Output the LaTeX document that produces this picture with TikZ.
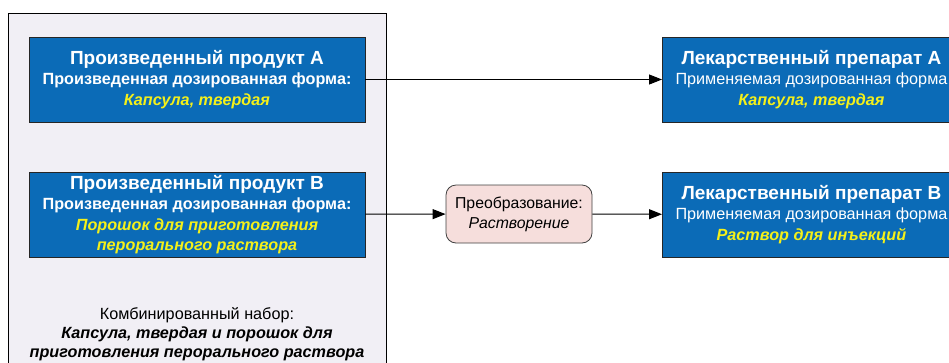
\documentclass[tikz,border=0pt]{standalone}
\usepackage{fontspec}
\setmainfont{Liberation Sans}
\usetikzlibrary{positioning,arrows.meta}

\definecolor{prodblue}{HTML}{0B6BB7}
\definecolor{kitfill}{HTML}{F1EFF5}
\definecolor{convfill}{HTML}{F6DEDC}
\definecolor{formyellow}{HTML}{F4F01A}

\tikzset{
  prodbox/.style={draw=black!85, fill=prodblue, text=white, align=center,
    minimum width=336pt, minimum height=85pt, inner sep=0pt, line width=0.9pt,
    font=\fontsize{16.2}{20.5}\selectfont\bfseries},
  drugbox/.style={prodbox, minimum width=298pt},
  convbox/.style={draw=black!75, fill=convfill, rounded corners=10pt, align=center,
    minimum width=146pt, minimum height=58pt, inner sep=0pt, line width=0.8pt,
    font=\fontsize{15.8}{20}\selectfont},
  flow/.style={-{Triangle[length=13pt,width=10pt]}, line width=1pt},
}
\newcommand{\prodtitle}[1]{{\fontsize{19}{22}\selectfont #1}}
\newcommand{\dosform}[1]{{\color{formyellow}\itshape #1}}

\begin{document}
\begin{tikzpicture}[x=1pt,y=-1pt]
    \useasboundingbox (0,0) rectangle (949,362);
    \clip (0,0) rectangle (949,362);

    % Combined kit frame
    \draw[fill=kitfill, line width=0.9pt] (8,13) rectangle (386,390);

    % Manufactured products
    \node[prodbox] (prodA) at (197,79.5)
        {\prodtitle{Произведенный продукт A}\\
         Произведенная дозированная форма:\\
         \dosform{Капсула, твердая}};
    \node[prodbox] (prodB) at (197,214.5)
        {\prodtitle{Произведенный продукт B}\\
         Произведенная дозированная форма:\\
         \dosform{Порошок для приготовления}\\
         \dosform{перорального раствора}};

    % Kit label
    \node[align=center, font=\fontsize{16.2}{19}\selectfont] (kit) at (197,334)
        {Комбинированный набор:\\
         {\bfseries\itshape Капсула, твердая и порошок для}\\
         {\bfseries\itshape приготовления перорального раствора}};

    % Transformation
    \node[convbox] (conv) at (519,214)
        {Преобразование:\\ \itshape Растворение};

    % Medicinal products
    \node[drugbox, anchor=west] (drugA) at (662,79.5)
        {\prodtitle{Лекарственный препарат A}\\
         {\mdseries Применяемая дозированная форма}\\
         \dosform{Капсула, твердая}};
    \node[drugbox, anchor=west] (drugB) at (662,214.5)
        {\prodtitle{Лекарственный препарат B}\\
         {\mdseries Применяемая дозированная форма}\\
         \dosform{Раствор для инъекций}};

    % Connectors
    \draw[flow] (prodA) -- (drugA);
    \draw[flow] (prodB) -- (conv);
    \draw[flow] (conv) -- (drugB);

\end{tikzpicture}
\end{document}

§ THE REQUEST: Give the data again exactly as written, with all pictures left out.

§ WRITTEN SOLUTION:
Output the LaTeX document that produces this picture with TikZ.
\documentclass[tikz,border=0pt]{standalone}
\usepackage{fontspec}
\setmainfont{Liberation Sans}
\usetikzlibrary{positioning,arrows.meta}

\definecolor{prodblue}{HTML}{0B6BB7}
\definecolor{kitfill}{HTML}{F1EFF5}
\definecolor{convfill}{HTML}{F6DEDC}
\definecolor{formyellow}{HTML}{F4F01A}

\tikzset{
  prodbox/.style={draw=black!85, fill=prodblue, text=white, align=center,
    minimum width=336pt, minimum height=85pt, inner sep=0pt, line width=0.9pt,
    font=\fontsize{16.2}{20.5}\selectfont\bfseries},
  drugbox/.style={prodbox, minimum width=298pt},
  convbox/.style={draw=black!75, fill=convfill, rounded corners=10pt, align=center,
    minimum width=146pt, minimum height=58pt, inner sep=0pt, line width=0.8pt,
    font=\fontsize{15.8}{20}\selectfont},
  flow/.style={-{Triangle[length=13pt,width=10pt]}, line width=1pt},
}
\newcommand{\prodtitle}[1]{{\fontsize{19}{22}\selectfont #1}}
\newcommand{\dosform}[1]{{\color{formyellow}\itshape #1}}

\begin{document}
\begin{tikzpicture}[x=1pt,y=-1pt]
    \useasboundingbox (0,0) rectangle (949,362);
    \clip (0,0) rectangle (949,362);

    % Combined kit frame
    \draw[fill=kitfill, line width=0.9pt] (8,13) rectangle (386,390);

    % Manufactured products
    \node[prodbox] (prodA) at (197,79.5)
        {\prodtitle{Произведенный продукт A}\\
         Произведенная дозированная форма:\\
         \dosform{Капсула, твердая}};
    \node[prodbox] (prodB) at (197,214.5)
        {\prodtitle{Произведенный продукт B}\\
         Произведенная дозированная форма:\\
         \dosform{Порошок для приготовления}\\
         \dosform{перорального раствора}};

    % Kit label
    \node[align=center, font=\fontsize{16.2}{19}\selectfont] (kit) at (197,334)
        {Комбинированный набор:\\
         {\bfseries\itshape Капсула, твердая и порошок для}\\
         {\bfseries\itshape приготовления перорального раствора}};

    % Transformation
    \node[convbox] (conv) at (519,214)
        {Преобразование:\\ \itshape Растворение};

    % Medicinal products
    \node[drugbox, anchor=west] (drugA) at (662,79.5)
        {\prodtitle{Лекарственный препарат A}\\
         {\mdseries Применяемая дозированная форма}\\
         \dosform{Капсула, твердая}};
    \node[drugbox, anchor=west] (drugB) at (662,214.5)
        {\prodtitle{Лекарственный препарат B}\\
         {\mdseries Применяемая дозированная форма}\\
         \dosform{Раствор для инъекций}};

    % Connectors
    \draw[flow] (prodA) -- (drugA);
    \draw[flow] (prodB) -- (conv);
    \draw[flow] (conv) -- (drugB);

\end{tikzpicture}
\end{document}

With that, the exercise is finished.